Au xviiie siècle, l'amour est un garnement qui se débraille. Il aime comme il rit, pour le plaisir d'aimer et de rire, déjeunant d'une blonde, dînant d'une brune, traitant les femmes en bonnes déesses, dont les mains ouvertes distribuent le plaisir à tous leurs dévots. Une haleine de volupté passe sur la société entière, mène la ronde des bergères et des nymphes, des gorges décolletées frissonnantes sous les dentelles : époque adorable où la chair fut reine, grande jouissance dont le souffle lointain nous arrive tiède encore, avec l'odeur des chevelures dénouées.

Au xixe siècle, l'amour est un garçon rangé, correct comme un notaire, ayant des rentes sur l'État. Il va dans le monde ou vend quelque chose dans une boutique. La politique l'occupe, les affaires lui prennent sa journée de neuf heures du matin à six heures du soir. Quant à ses nuits, il les donne au vice pratique, à une maîtresse qu'il paie ou à une femme légitime qui le paie.

Ainsi donc, l'amour héroïque du xviie siècle, l'amour sensuel du xviiie, est devenu l'amour positif qu'on bâcle, comme un marché en Bourse.

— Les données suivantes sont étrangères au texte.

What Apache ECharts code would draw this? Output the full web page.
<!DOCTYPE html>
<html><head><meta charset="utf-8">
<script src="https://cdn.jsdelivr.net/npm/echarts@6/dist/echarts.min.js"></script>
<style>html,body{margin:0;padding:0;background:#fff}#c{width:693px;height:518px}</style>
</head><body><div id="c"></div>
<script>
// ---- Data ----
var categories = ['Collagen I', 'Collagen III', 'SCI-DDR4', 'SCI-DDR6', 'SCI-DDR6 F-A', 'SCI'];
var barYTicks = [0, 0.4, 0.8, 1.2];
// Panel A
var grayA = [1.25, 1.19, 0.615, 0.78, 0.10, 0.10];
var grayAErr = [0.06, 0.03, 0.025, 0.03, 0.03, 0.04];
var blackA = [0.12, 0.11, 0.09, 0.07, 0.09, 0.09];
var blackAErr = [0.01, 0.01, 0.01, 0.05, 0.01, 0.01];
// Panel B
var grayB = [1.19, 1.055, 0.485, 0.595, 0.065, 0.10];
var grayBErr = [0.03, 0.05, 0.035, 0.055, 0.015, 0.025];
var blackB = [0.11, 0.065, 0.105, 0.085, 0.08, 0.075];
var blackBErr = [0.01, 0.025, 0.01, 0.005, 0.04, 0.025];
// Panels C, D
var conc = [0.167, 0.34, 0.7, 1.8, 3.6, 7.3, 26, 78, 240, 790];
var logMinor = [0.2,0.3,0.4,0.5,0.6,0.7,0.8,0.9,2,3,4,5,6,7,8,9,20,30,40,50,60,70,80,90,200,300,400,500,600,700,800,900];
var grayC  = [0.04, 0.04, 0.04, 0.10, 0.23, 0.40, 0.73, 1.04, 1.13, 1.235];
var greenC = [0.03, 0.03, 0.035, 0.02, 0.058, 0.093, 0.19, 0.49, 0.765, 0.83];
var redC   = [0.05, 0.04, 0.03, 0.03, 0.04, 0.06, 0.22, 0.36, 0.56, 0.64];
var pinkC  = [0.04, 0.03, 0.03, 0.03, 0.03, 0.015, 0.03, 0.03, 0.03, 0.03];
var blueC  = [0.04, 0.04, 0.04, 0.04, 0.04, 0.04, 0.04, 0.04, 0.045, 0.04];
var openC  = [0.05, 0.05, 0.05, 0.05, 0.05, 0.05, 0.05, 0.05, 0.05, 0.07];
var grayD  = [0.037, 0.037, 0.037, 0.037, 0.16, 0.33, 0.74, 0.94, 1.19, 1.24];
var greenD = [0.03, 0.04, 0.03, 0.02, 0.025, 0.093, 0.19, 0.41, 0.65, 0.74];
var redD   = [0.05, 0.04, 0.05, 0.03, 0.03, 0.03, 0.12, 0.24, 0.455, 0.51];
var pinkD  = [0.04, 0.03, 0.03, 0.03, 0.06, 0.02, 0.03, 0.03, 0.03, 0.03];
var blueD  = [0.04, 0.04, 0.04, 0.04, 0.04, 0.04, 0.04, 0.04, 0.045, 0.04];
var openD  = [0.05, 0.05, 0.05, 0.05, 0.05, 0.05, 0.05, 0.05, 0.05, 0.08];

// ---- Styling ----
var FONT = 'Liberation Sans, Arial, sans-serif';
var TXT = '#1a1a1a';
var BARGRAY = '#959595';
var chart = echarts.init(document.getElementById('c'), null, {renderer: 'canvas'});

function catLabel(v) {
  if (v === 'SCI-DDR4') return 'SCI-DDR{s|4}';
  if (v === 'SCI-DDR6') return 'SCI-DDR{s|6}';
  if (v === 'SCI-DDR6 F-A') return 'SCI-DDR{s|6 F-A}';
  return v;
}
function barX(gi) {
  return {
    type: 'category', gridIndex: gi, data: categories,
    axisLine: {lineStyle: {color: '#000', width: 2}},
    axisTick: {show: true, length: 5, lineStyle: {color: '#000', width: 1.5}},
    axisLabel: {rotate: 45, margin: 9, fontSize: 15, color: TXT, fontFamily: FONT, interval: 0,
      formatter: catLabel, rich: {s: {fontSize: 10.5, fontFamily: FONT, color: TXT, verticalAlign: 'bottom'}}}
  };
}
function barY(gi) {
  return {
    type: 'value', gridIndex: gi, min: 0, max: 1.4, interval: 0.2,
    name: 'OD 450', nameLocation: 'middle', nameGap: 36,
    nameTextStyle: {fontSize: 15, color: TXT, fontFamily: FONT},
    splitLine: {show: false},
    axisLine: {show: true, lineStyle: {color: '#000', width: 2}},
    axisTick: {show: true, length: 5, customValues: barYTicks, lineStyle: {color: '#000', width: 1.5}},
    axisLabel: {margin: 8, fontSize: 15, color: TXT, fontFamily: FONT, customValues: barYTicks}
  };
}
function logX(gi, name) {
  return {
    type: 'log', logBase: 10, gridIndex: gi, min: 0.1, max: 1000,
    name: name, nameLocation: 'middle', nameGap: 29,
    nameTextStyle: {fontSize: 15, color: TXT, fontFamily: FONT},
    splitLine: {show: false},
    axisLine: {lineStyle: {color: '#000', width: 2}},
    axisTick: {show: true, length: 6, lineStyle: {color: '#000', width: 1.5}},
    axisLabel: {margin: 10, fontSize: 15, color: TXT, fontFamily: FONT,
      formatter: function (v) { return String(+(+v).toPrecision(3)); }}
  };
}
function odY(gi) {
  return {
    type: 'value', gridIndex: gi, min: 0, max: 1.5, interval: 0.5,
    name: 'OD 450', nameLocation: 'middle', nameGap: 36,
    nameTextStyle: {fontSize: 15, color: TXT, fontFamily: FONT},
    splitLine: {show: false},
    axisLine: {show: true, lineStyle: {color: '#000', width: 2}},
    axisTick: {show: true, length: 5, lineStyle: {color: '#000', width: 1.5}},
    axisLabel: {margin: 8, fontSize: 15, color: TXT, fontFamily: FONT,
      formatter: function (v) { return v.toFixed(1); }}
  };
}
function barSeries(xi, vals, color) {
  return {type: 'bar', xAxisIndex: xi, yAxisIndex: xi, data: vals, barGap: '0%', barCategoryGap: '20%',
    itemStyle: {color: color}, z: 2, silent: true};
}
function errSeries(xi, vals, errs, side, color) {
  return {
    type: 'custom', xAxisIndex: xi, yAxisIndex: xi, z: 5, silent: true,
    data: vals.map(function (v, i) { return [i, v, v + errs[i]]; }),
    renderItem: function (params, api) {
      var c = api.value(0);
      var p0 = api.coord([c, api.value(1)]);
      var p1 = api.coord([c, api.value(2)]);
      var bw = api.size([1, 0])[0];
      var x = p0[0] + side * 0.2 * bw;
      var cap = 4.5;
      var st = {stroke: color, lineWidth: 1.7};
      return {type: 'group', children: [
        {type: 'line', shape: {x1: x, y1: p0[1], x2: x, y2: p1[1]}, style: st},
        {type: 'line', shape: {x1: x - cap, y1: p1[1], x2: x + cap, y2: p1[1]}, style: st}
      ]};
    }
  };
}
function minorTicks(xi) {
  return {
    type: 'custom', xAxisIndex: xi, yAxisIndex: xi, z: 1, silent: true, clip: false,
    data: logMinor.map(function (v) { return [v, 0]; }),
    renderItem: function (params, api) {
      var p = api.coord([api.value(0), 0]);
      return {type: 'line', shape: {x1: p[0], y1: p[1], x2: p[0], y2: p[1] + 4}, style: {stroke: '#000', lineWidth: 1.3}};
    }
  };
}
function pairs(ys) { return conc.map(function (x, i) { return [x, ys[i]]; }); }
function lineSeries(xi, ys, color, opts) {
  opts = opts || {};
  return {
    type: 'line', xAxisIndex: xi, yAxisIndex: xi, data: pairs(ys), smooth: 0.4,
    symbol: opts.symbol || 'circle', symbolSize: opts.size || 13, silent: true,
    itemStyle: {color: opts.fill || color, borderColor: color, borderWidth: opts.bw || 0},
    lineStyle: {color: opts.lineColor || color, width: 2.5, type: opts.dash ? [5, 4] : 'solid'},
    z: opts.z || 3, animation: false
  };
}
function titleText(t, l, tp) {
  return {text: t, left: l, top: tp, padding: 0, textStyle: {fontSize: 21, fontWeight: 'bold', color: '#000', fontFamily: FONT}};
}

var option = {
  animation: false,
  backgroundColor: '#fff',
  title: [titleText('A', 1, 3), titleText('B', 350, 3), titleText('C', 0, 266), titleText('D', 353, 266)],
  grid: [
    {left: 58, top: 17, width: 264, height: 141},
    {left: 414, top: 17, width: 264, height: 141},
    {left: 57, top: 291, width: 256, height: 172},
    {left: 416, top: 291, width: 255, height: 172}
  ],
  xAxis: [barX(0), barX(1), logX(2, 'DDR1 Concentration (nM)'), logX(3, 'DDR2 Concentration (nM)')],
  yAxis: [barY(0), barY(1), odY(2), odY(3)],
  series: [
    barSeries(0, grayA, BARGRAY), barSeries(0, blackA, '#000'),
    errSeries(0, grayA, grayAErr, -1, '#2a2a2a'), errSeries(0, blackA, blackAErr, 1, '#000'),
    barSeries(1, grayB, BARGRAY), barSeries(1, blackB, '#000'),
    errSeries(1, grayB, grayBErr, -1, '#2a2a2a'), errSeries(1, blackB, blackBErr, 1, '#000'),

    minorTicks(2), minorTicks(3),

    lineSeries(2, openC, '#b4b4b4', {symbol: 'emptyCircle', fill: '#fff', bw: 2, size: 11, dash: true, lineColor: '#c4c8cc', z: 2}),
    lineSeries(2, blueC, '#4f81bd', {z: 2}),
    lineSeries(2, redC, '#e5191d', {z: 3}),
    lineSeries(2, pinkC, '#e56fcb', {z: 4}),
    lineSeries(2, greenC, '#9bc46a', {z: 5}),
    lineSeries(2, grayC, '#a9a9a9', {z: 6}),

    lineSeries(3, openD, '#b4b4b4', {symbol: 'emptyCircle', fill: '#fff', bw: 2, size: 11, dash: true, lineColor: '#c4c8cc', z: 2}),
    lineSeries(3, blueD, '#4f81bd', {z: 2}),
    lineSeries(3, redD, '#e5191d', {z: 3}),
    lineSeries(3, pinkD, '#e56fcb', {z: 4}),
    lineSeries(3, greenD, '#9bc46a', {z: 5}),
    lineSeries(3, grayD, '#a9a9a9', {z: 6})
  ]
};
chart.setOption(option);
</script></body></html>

J'entendais un industriel se plaindre dernièrement qu'on n'eût pas inventé encore une machine à faire les enfants. On fait bien des machines pour battre le blé, pour tisser la toile, pour remplacer les muscles humains par des rouages dans toutes les besognes. Le jour où une machine aimera pour eux, les grands travailleurs du siècle, ceux qui donnent chacune de leurs minutes à l'activité moderne, économiseront du temps, resteront plus âpres et plus virils dans la bataille de la vie. Depuis la formidable secousse de la Révolution, les hommes, en France, n'ont pas encore retrouvé le loisir de songer aux femmes. Sous Napoléon Ier, le canon empêchait les amants de s'entendre. Pendant la Restauration et pendant la Monarchie de Juillet, un besoin furieux de fortune s'est emparé de la société. Enfin, le règne de Napoléon III n'a fait que grossir les appétits d'argent, sans même apporter un vice original, une débauche nouvelle. Et il y a une autre cause, la science, la vapeur, l'électricité, toutes les découvertes de ces cinquante dernières années. Il faut voir l'homme moderne avec ses occupations multiples, vivant au-dehors, dévoré par la nécessité de conserver sa fortune et de l'accroître, l'intelligence prise par des problèmes toujours renaissants, la chair endormie par la fatigue de sa bataille quotidienne, devenu lui-même un pur engrenage dans la gigantesque machine sociale en plein labour. Il a des maîtresses ainsi qu'on a des chevaux, pour faire de l'exercice. S'il se marie. c'est que le mariage est devenu une opération comme une autre, et s'il a des enfants, c'est que sa femme l'a voulu.